А кто помнит, где он был, когда русские запустили «Спутник-1»?
Ужас – то, что Хантер Томпсон назвал «страхом и отвращением» – часто рождается из ощущения неких перемен: что-то рушится. Если это ощущение разрушения, уничтожения возникает внезапно и затрагивает лично вас, если поражает вас в самое сердце, то в таком случае оно остается в памяти как нечто цельное. Тот факт, что многие помнят, где находились в тот момент, когда разнеслась весть об убийстве Кеннеди, кажется мне не менее интересным, чем то, что один болван с заказанной по почте винтовкой сумел за четырнадцать секунд изменить ход истории. Мгновение, когда об этом узнали миллионы людей, и последовавшие трое суток растерянности и горя были в истории человечества, вероятно, самым близким к массовому сознанию, массовой эмпатии и – ретроспективно – массовой памяти: двести миллионов человек застыли одновременно. Очевидно, любовь не способна на такой перехлестывающий все границы эмоциональный удар. Жалость способна.
Я не хочу сказать, что известие о запуске «Спутника» оказало такое же воздействие на души американцев (хотя без воздействия, конечно, не обошлось; вспомните, например, забавное описание событий, последовавших за успешным русским запуском, в превосходной книге Тома Вулфа о нашей космической программе «Битва за космос» [The Right Staff]); но, полагаю, очень многие дети – дети войны, как нас называли – помнят это событие так же хорошо, как я.
Мы, дети войны, оказались плодородной почвой для семян ужаса; мы выросли в странной цирковой атмосфере паранойи, патриотизма и национальной гордости. Нам говорили, что мы величайшая нация на Земле и что любой разбойник из-за железного занавеса, который попытается напасть на нас в огромном салуне внешней политики, узнает, у кого самый быстрый револьвер на Западе (как в поучительном романе Пэта Фрэнка этого периода «Увы, Вавилон» [Alas, Babylon]). Но при этом нам также постоянно напоминали, какие припасы нужно держать в атомных убежищах и сколько времени сидеть там после того, как мы выиграем войну. У нас было больше еды, чем у любого народа в истории, но в молоке, на котором мы выросли, присутствовал стронций-90 – от ядерных испытаний.

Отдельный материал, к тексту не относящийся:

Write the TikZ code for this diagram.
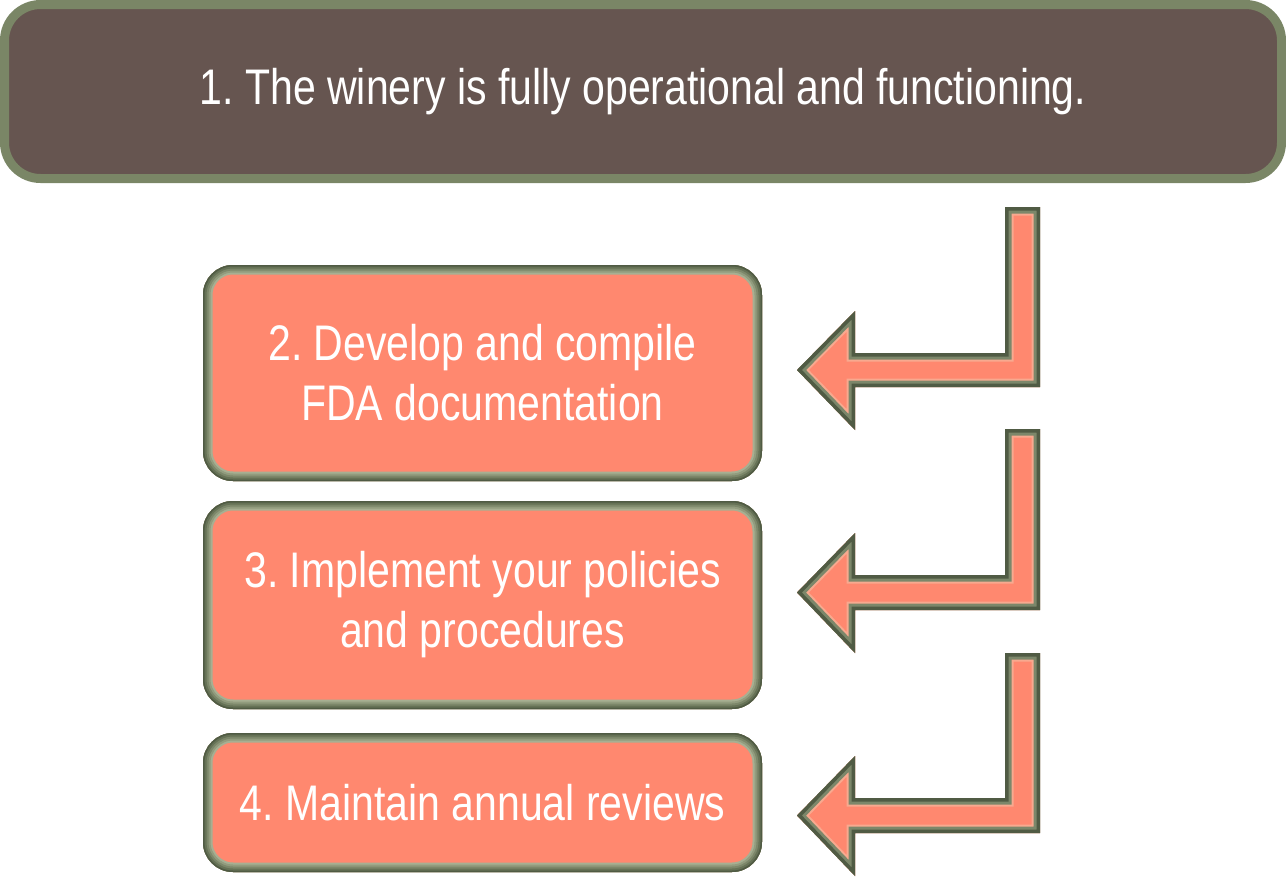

Мы были детьми тех, кто выиграл войну, которую Дьюк Уэйн называл «большой», и когда пыль осела, Америка оказалась на самом верху. Мы сменили Англию в роли колосса, шагающего по всему миру. Когда наши родители, воссоединившись, зачинали меня и миллионы других детей, Лондон лежал в развалинах, солнце в Британской империи заходило каждые двенадцать часов, а Россия была совершенно обескровлена в войне с нацистами; во время осады Сталинграда русские солдаты были вынуждены есть своих погибших товарищей. Но ни одна бомба не упала на Нью-Йорк, и американцы потеряли в войне гораздо меньше людей, чем остальные ее участники.

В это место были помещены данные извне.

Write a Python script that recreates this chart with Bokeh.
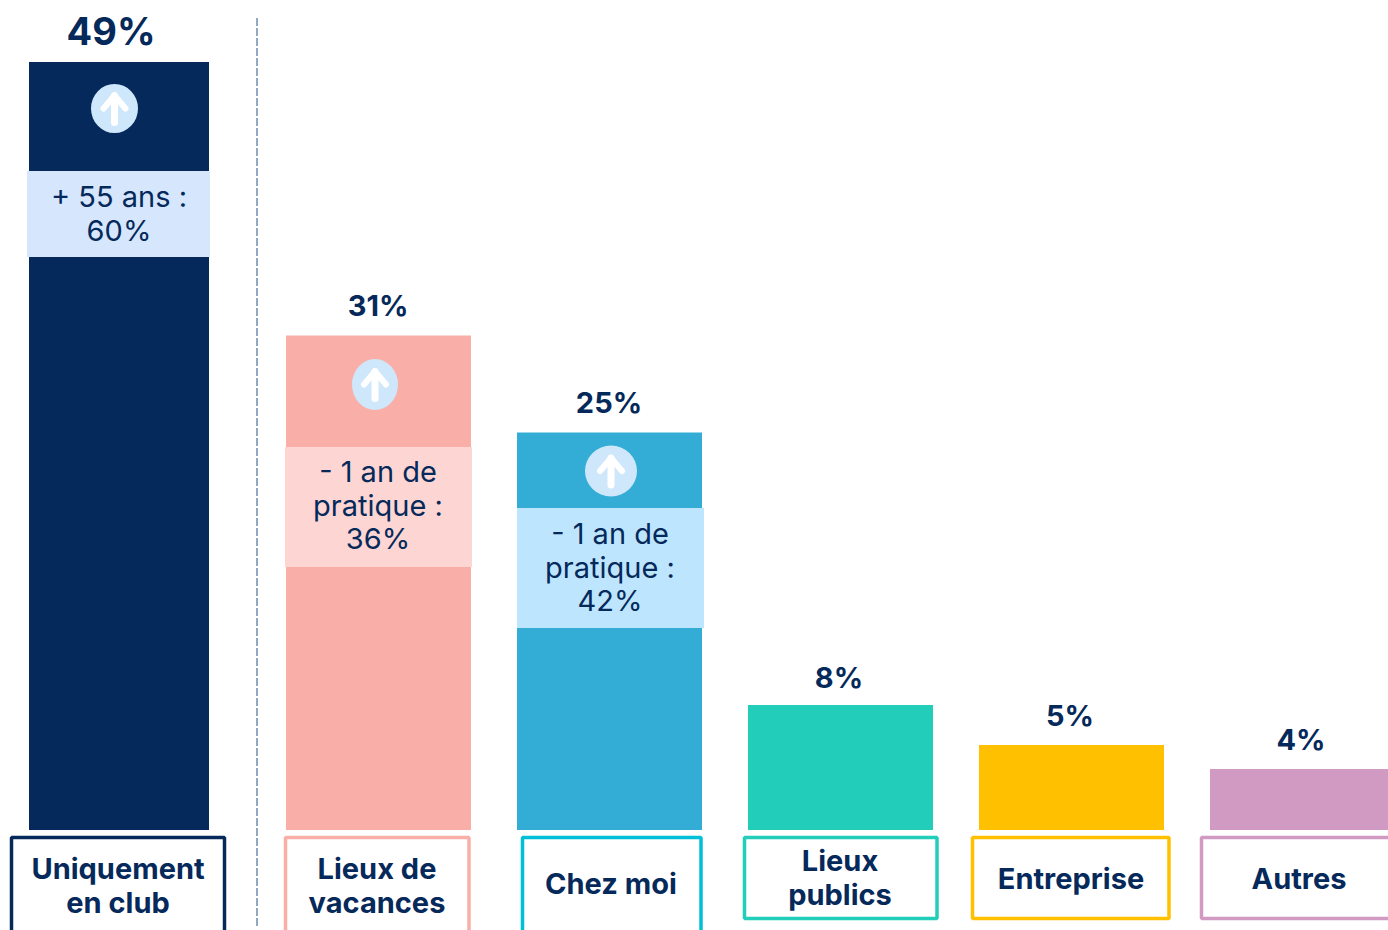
from bokeh.plotting import figure
from bokeh.embed import file_html
from bokeh.resources import INLINE
from bokeh.core.properties import value
from bokeh.models import Range1d

# ---- data ----
categories = ["Uniquement\nen club", "Lieux de\nvacances", "Chez moi", "Lieux\npublics", "Entreprise", "Autres"]
percent_labels = ["49%", "31%", "25%", "8%", "5%", "4%"]
bar_values = [48.3, 31.1, 25.0, 7.86, 5.35, 3.84]
bar_colors = ["#05295A", "#F9AFA8", "#33ADD6", "#22CDB9", "#FFC000", "#D19AC3"]
border_colors = ["#05295A", "#F9AFA8", "#00BFD8", "#22CDB9", "#FFC000", "#D19AC3"]
callouts = ["+ 55 ans :\n60%", "- 1 an de\npratique :\n36%", "- 1 an de\npratique :\n42%"]
callout_colors = ["#D5E6FD", "#FDD5D3", "#BEE5FE"]

# ---- layout (page pixels) ----
NAVY = "#05295A"
FONT = "Inter"
W, H = 1388, 930
BASE = 830.0
PX = 15.9
DROP = 0.38  # how far the text glyph falls below its requested baseline, per px of font size
bar_left = [29, 286, 517, 748, 979, 1210]
bar_right = [209, 471, 702, 933, 1164, 1395]
label_x = [111, 378, 609, 839, 1070, 1301]
label_gap = [17, 19, 19, 17, 18, 18]
label_size = [38, 29, 29, 29, 29, 29]
box_left = [11.5, 285.5, 522.5, 744.5, 972.5, 1201.5]
box_right = [224.5, 469, 701, 937, 1169, 1400]
box_bottom = [945, 945, 945, 918.5, 918.5, 918.5]
box_text_x = [118, 377, 611, 840, 1071, 1299]
box_text_y = [880, 880, 895, 872, 890, 890]
call_left = [27, 285, 517]
call_right = [210, 472, 704]
call_top = [171, 447, 508]
call_bottom = [257, 567, 628]
call_text_x = [119, 378, 610]
call_text_y = [208, 483, 545]
circle_x = [114.5, 375, 611]
circle_y = [108.5, 384.5, 471]
circle_w = [47, 46, 52]
circle_h = [49, 51, 51]


def yv(pix):
    """page pixel row -> value on the chart's scale"""
    return (BASE - pix) / PX


p = figure(width=W, height=H, output_backend="svg", toolbar_location=None,
           x_range=Range1d(0.5, W + 0.5), y_range=Range1d(yv(H + 0.5), yv(0.5)),
           min_border=0, outline_line_color=None, background_fill_color="white")
p.axis.visible = False
p.grid.visible = False

# bars
p.quad(left=bar_left, right=bar_right, bottom=[0] * 6, top=bar_values, fill_color=bar_colors, line_color=None)

# separator
p.line([257, 257], [yv(18), yv(928)], line_color="#6D8CB2", line_width=1.5, line_dash="8 2")

# callout bands
p.quad(left=call_left, right=call_right, top=[yv(t) for t in call_top], bottom=[yv(b) for b in call_bottom],
       fill_color=callout_colors, line_color=None)

# arrow badges
p.ellipse(x=circle_x, y=[yv(c) for c in circle_y], width=circle_w, height=circle_h,
          width_units="screen", height_units="screen", fill_color="#CFE7FB", line_color=None)
for cx, cy in zip(circle_x, circle_y):
    p.line([cx, cx], [yv(cy + 14), yv(cy - 13)], line_color="white", line_width=7, line_cap="round")
    p.line([cx - 11, cx, cx + 11], [yv(cy), yv(cy - 13), yv(cy)], line_color="white", line_width=6,
           line_cap="round", line_join="round")

# category boxes
p.quad(left=box_left, right=box_right, top=[yv(837.5)] * 6, bottom=[yv(b) for b in box_bottom],
       fill_color="white", line_color=border_colors, line_width=3.5)


def put(xs, ys, texts, size, style, pitch):
    for x, y, t in zip(xs, ys, texts):
        for i, line in enumerate(t.split("\n")):
            p.text([x], [yv(y + i * pitch - DROP * size)], text=[line], text_align="center",
                   text_baseline="alphabetic", text_font=value(FONT), text_font_size=f"{size}px",
                   text_font_style=style, text_color=NAVY)


# percentage labels
for i, lab in enumerate(percent_labels):
    tp = BASE - bar_values[i] * PX
    put([label_x[i]], [tp - label_gap[i]], [lab], label_size[i], "bold", 0)

put(call_text_x, call_text_y, callouts, 29, "normal", 33.5)
put(box_text_x, box_text_y, categories, 29, "bold", 34)

open("out.html", "w").write(file_html(p, INLINE))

К тому же у нас за спиной была великая история (у всех народов с краткой историей она великая), особенно по части изобретательства и новаций. Каждый школьный учитель, к вящей радости учеников, то и дело произносил два слова – два волшебных слова, сверкающих, как неоновая вывеска, два слова почти невероятной силы и красоты; и эти два слова были «ДУХ ПЕРВООТКРЫВАТЕЛЕЙ». И я, и прочие мои сверстники – мы все росли, движимые ДУХОМ ПЕРВООТКРЫВАТЕЛЕЙ, который можно выразить литанией имен, выученных в классе. Эли Уитни. Сэмюэл Морзе. Александр Грэм Белл. Генри Форд. Роберт Годдард. Уилбур и Орвилл Райт. Роберт Оппенгеймер. У всех этих людей, леди и джентльмены, было нечто общее. Все они были американцами, буквально пропитанными этим самым ДУХОМ ПЕРВООТКРЫВАТЕЛЕЙ. Мои соотечественники всегда были самыми быстрыми, самыми лучшими и самыми великими.